On a regular computer:
We want:
- portability
- uniformity
- run many programs concurrently
We want to be able to run on multiple systems, and want them to operate in the same way.
The OS is what bridges these two sides. Gives you something you live on a regular computer where real hardware acts like this. They do things you can't normally do. They have powers that other programs don't have. Translates the computer you have, and outputs the computer you want to program.
What style of government does an operating system impose? An absolute dictatorship - highly authoritarian.
Von Newmann architecture - pioneer computer science (Turing's Cathedral - Book)

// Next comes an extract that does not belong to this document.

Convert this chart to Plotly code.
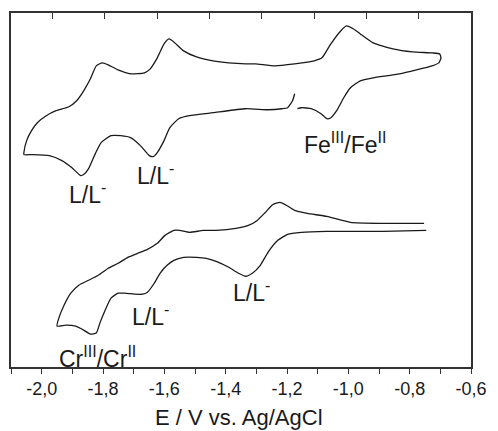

process - key abstraction behind an operating system - they are logically running at the same time.
Moore's Law:
- of transistors on a chip (of fixed size) doubles every 18 months
Virtual Machines - talk about virtualizing resources - (for example: Virtualbox). you are going to be running an operating system as a program.
50 million lines of code per user. Hypervisor - on top of that you are going to run your own instance of the operating system. Unix was designed as a multi user operating system. Designed to allow many people to share the same computer. But instead of doing that you run entire operating systems for one user. This is horribly wasteful. Also very useful.
Sequential reads are much faster than random reads.
Solid state disks - writes are very expensive, you can't write too many times to the same sector. It is dead.